It is getting bad inside my brain. A couple of articles went past my feeds talking about an arms seizure in MA and straw purchases. I started reading and immediately went to my court sources to get the actual court documents. Rather than trusting what the reporter had to say.
Weapons seizure uncovered Holyoke family’s love affair with illegally obtained firearms
—Teter v. Connors, No. 1:19-cv-00183, slip op. ¶ 11 (District Court, D. Hawaii)
It is a shitty picture of some lovely old weapons. I haven’t even attempted to identify any of them.
The box of stripper clips in the foreground is nice, the pile of magazines in the sink is interesting. I would be happy to take all of those off his hands.
Public personas aside, the Augustos stand accused in both federal and state courts for amassing a stockpile of guns ranging from World War II models to semi-automatic rifles and an Uzi. The elder Augusto is not legally authorized to possess any of them due to an old criminal conviction, a lawyer in the case says.
—id. ¶ 12
I’ll spare you the search, the Uzi they are referring to is a semi-auto version. There are no NFA items in the collection.

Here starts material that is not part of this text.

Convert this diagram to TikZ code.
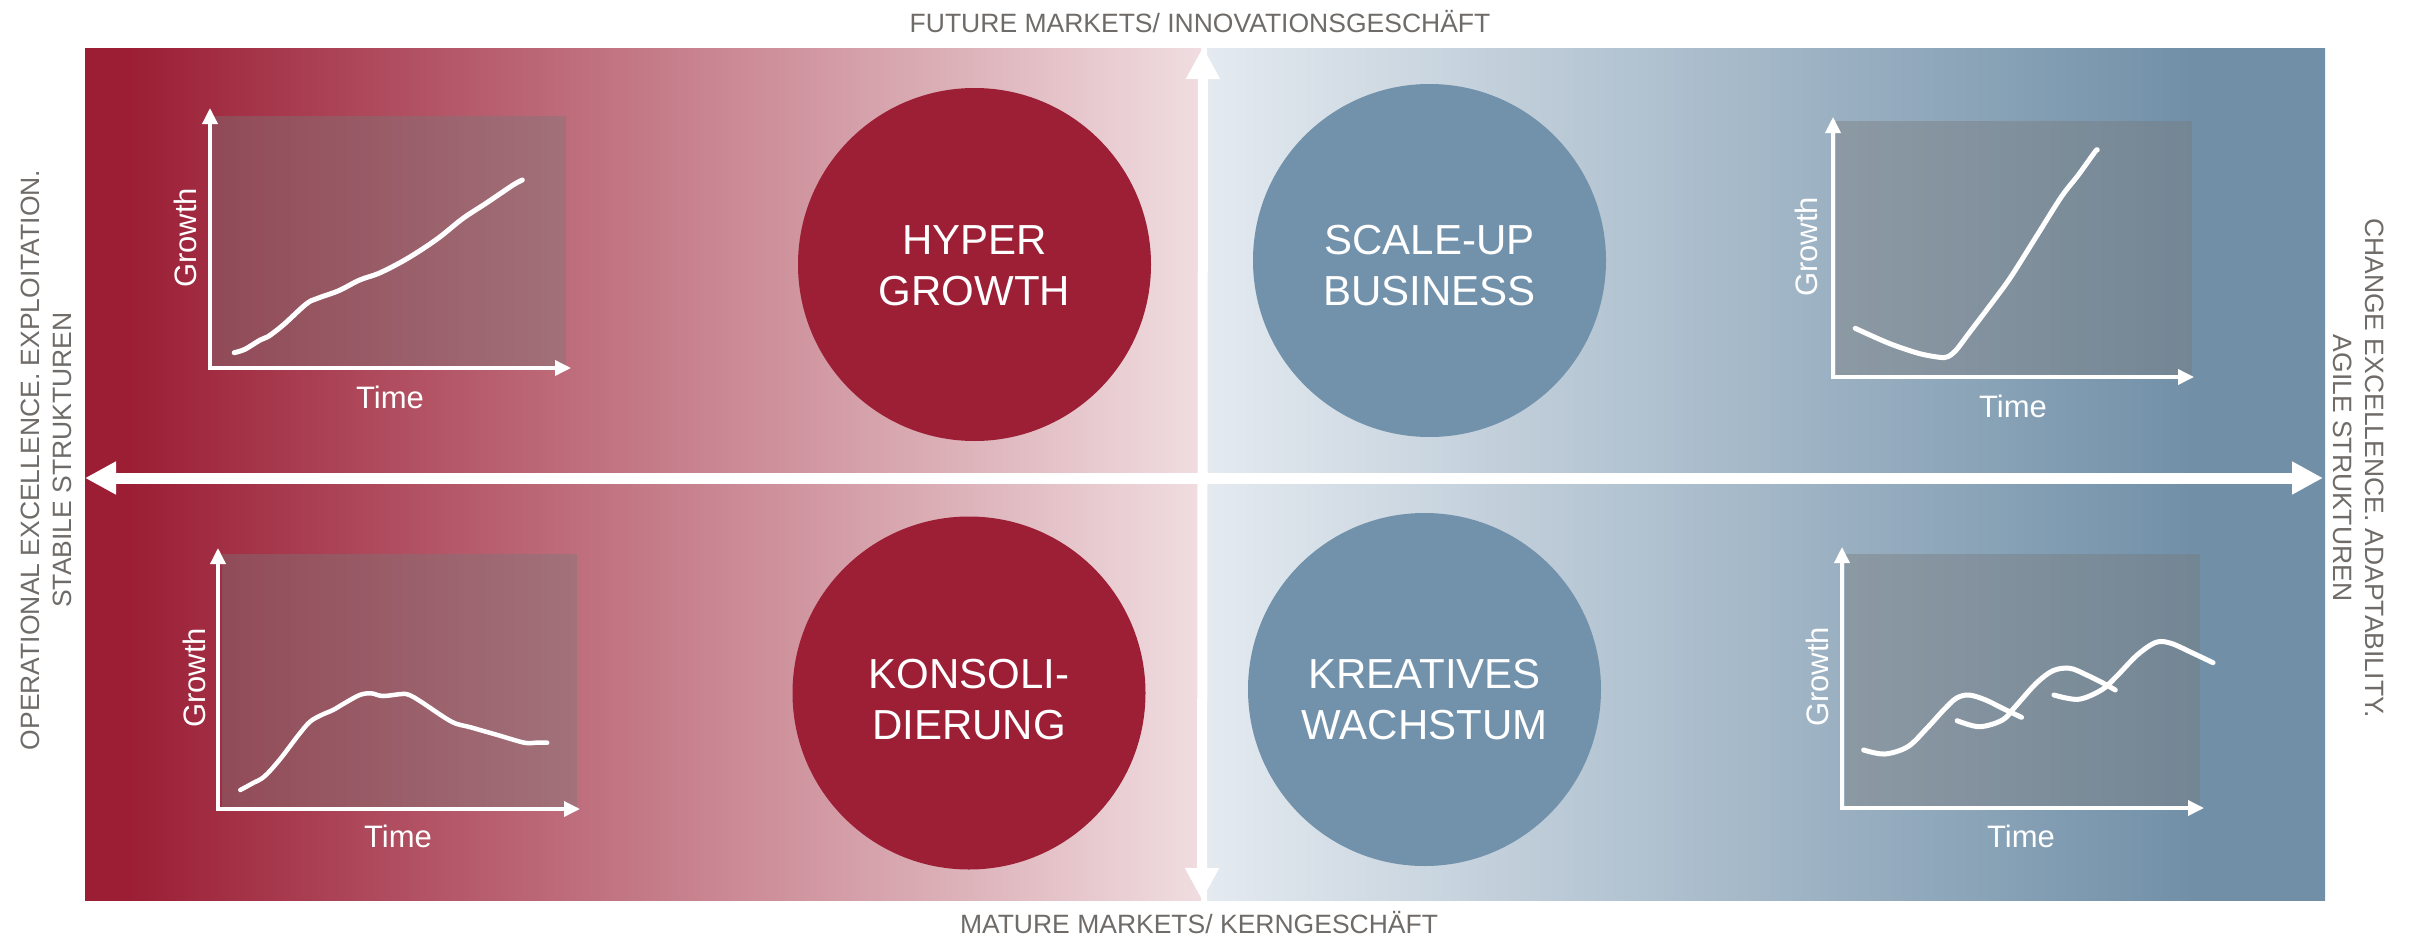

As always, the reporter is trying to induce a panic. Was this a large collection? Yes. If this was in a free state, the actual collection would not have been an issue. In MA, it is unlikely that they had registered all those firearms. Much less the magazines and ammo.
The nature and circumstances of the offense are serious, but include mitigating factors that weigh in favor of the requested below-Guidelines sentence. See 18 U.S.C. § 3553(a)(1). The offense is serious in that it enabled his father, Daniel A. Augusto, Jr., to add to his vast arsenal of hundreds of firearms, ammunition magazines, rounds of ammunition, firearms manufacturing equipment, and firearms paraphernalia. (D.3, at ¶ 5). As even the defendant conceded during his second interview with the Bureau of Alcohol, Tobacco, Firearms, and Explosives (“ATF”), many of the firearms were located outside the safes throughout the house because “it honestly got to the point where there was no room in the safes, so stuff just started going everywhere.” (D.3, ¶ 12(d)).
—id. ¶ 13
English is tricky. Were there hundreds of firearms? Were there hundreds of magazines? Were there hundreds of rounds of ammunition? Or did they just lump them all together to get scary numbers? The statement made in the court filing was that there were more than a dozen semi-automatic rifles … in one of the bathrooms …
—id. ¶ 18
The state is attempting to make it sound horrible, they are attacking this man for not having all of his guns in safes.
… obsessively collected firearms to the point that they could not store them safely.
—Differences Between Facial and As-Applied Challenges to the Constitutionality of a Statute - Bona Law, (last visited Aug. 10, 2023)
Right now, there are two loaded pistols and a dozen loaded rifles within feet of me that would not be considered “safely stored” in MA. If I still had the grandkid coming over, I’d store some of them differently.
Against this dangerous backdrop, two factors mitigate the defendant’s offense: first, he conducted all of his straw purchases for his father, rather than a stranger; and second, he did not benefit monetarily.
—Complaint – #1 in Teter v. Connors (D. Haw., 1:19-cv-00183), No. 1:19-cv-00183, slip op. ¶ 26,27
I didn’t know there was a “not for money” clause in the don’t buy guns for others.
… the defendant has recognized that his offenses were serious; they contributed to a highly dangerous situation inside his home; and he is better off never possessing firearms or ammunition again.
—
Andrew Teter v. ANNE E. LOPEZ, No. 20-15948 (Court of Appeals for the Ninth Circuit)
This man is going to lose his Second Amendment protected rights because the government is infringing on his father’s Second Amendment protected rights.
I didn’t find what the father was convicted of doing that made him a prohibited person. It is pretty obvious that he has not been doing evil in a long time.
I’m watching the §922(g) cases wind their way to the Supreme Court. I believe that the court is going to spank the government hard. In Heller, in the dicta, they indicated that §922(g) was presumed to be constitutional. They didn’t clarify that “presumed” means, “We didn’t look at it. That is a question for another day.”
There is no historical regulation nor tradition of stripping The People of their right to keep and bear arms because they are not virtuous people. That is what §922(g) does.
This is just an example of how there are intended consequences.
Of note, I’ve not seen a single story come across my feeds of a person being convicted of straw purchases that was a bad person.
Maybe that’s because they are either getting a sweetheart deal OR they are getting so stitched up that they didn’t stack the federal gun crime on top.